Output exactly the lines from the line containing "Clone this diagram in TikZ." through the line containing "(recovery) at (475,352.5)", inclusive, and omit any pictures.

**** SOURCE DATA

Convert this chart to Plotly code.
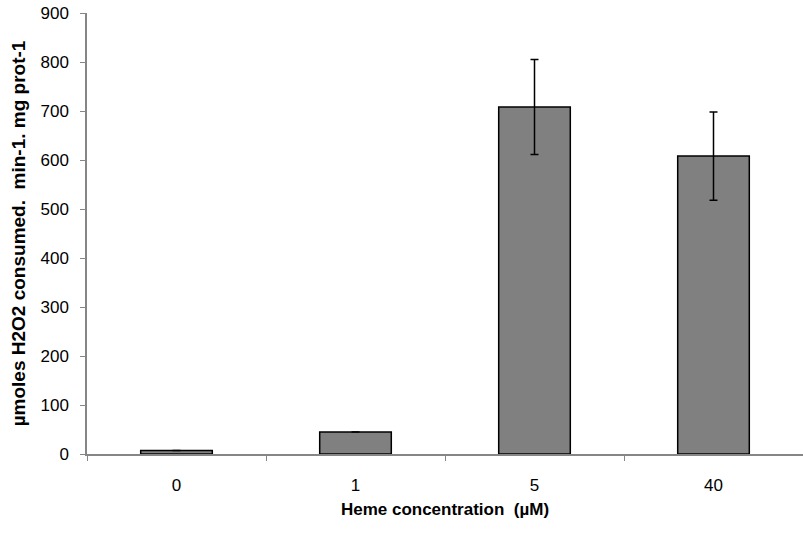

********
**** SOURCE DATA

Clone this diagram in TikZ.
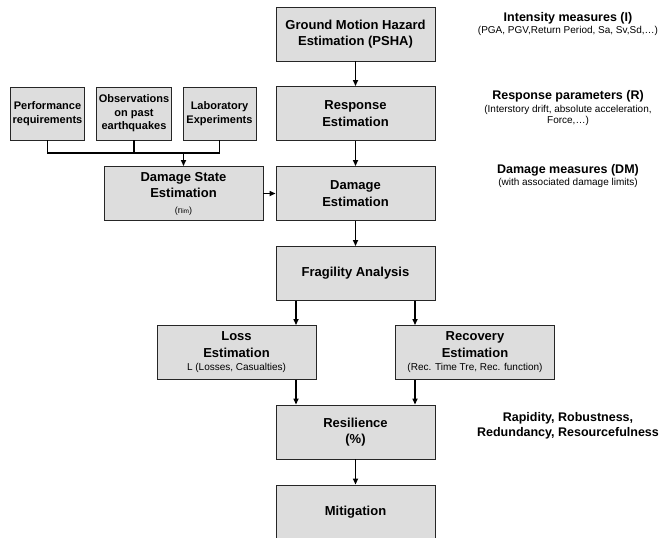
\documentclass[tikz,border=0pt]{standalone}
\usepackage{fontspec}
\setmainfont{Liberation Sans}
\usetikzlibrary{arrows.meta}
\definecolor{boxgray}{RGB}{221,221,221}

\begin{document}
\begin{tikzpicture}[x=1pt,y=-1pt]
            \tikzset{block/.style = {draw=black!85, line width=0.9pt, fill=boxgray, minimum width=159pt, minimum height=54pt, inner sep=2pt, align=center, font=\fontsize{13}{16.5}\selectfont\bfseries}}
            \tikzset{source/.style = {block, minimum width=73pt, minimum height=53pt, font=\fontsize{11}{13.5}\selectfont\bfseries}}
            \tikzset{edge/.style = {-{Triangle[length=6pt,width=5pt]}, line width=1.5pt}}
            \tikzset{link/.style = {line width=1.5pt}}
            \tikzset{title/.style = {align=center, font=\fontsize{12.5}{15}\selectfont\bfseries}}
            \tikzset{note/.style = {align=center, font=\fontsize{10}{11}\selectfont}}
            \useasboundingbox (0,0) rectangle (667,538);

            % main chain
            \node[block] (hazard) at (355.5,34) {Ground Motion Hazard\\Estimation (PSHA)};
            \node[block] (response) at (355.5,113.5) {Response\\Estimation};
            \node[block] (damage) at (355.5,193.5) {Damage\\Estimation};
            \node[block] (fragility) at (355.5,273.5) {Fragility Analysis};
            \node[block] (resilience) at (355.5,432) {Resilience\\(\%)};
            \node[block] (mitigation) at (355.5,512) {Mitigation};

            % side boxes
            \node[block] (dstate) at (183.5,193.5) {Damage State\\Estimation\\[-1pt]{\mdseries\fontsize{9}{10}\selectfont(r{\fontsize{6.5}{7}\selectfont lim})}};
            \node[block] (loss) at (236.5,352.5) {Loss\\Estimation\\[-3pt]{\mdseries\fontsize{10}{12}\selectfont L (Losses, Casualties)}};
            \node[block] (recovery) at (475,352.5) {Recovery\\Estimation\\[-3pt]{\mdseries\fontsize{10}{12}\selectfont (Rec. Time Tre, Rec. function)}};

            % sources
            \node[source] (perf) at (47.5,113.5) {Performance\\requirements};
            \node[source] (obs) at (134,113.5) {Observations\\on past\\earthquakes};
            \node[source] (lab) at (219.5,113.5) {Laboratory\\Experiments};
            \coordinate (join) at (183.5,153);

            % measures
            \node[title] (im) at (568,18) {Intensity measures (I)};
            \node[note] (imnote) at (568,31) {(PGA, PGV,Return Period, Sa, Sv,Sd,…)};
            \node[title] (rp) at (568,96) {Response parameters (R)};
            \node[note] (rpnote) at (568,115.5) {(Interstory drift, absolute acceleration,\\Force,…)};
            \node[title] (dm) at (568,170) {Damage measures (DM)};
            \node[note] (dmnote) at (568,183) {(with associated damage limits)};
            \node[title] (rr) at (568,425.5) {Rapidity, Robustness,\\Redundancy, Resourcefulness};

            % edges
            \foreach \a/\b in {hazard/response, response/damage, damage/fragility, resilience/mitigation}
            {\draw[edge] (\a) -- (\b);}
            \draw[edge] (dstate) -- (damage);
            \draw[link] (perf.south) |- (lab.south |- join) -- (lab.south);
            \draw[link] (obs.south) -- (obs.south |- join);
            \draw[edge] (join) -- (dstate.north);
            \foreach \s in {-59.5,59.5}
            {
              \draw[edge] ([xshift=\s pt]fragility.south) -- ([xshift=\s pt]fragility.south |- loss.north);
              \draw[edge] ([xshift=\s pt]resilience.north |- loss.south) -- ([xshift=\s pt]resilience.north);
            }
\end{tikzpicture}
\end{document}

********

SOLUTION TO THIS PROBLEM ::
Clone this diagram in TikZ.
\documentclass[tikz,border=0pt]{standalone}
\usepackage{fontspec}
\setmainfont{Liberation Sans}
\usetikzlibrary{arrows.meta}
\definecolor{boxgray}{RGB}{221,221,221}

\begin{document}
\begin{tikzpicture}[x=1pt,y=-1pt]
            \tikzset{block/.style = {draw=black!85, line width=0.9pt, fill=boxgray, minimum width=159pt, minimum height=54pt, inner sep=2pt, align=center, font=\fontsize{13}{16.5}\selectfont\bfseries}}
            \tikzset{source/.style = {block, minimum width=73pt, minimum height=53pt, font=\fontsize{11}{13.5}\selectfont\bfseries}}
            \tikzset{edge/.style = {-{Triangle[length=6pt,width=5pt]}, line width=1.5pt}}
            \tikzset{link/.style = {line width=1.5pt}}
            \tikzset{title/.style = {align=center, font=\fontsize{12.5}{15}\selectfont\bfseries}}
            \tikzset{note/.style = {align=center, font=\fontsize{10}{11}\selectfont}}
            \useasboundingbox (0,0) rectangle (667,538);

            % main chain
            \node[block] (hazard) at (355.5,34) {Ground Motion Hazard\\Estimation (PSHA)};
            \node[block] (response) at (355.5,113.5) {Response\\Estimation};
            \node[block] (damage) at (355.5,193.5) {Damage\\Estimation};
            \node[block] (fragility) at (355.5,273.5) {Fragility Analysis};
            \node[block] (resilience) at (355.5,432) {Resilience\\(\%)};
            \node[block] (mitigation) at (355.5,512) {Mitigation};

            % side boxes
            \node[block] (dstate) at (183.5,193.5) {Damage State\\Estimation\\[-1pt]{\mdseries\fontsize{9}{10}\selectfont(r{\fontsize{6.5}{7}\selectfont lim})}};
            \node[block] (loss) at (236.5,352.5) {Loss\\Estimation\\[-3pt]{\mdseries\fontsize{10}{12}\selectfont L (Losses, Casualties)}};
            \node[block] (recovery) at (475,352.5) {Recovery\\Estimation\\[-3pt]{\mdseries\fontsize{10}{12}\selectfont (Rec. Time Tre, Rec. function)}};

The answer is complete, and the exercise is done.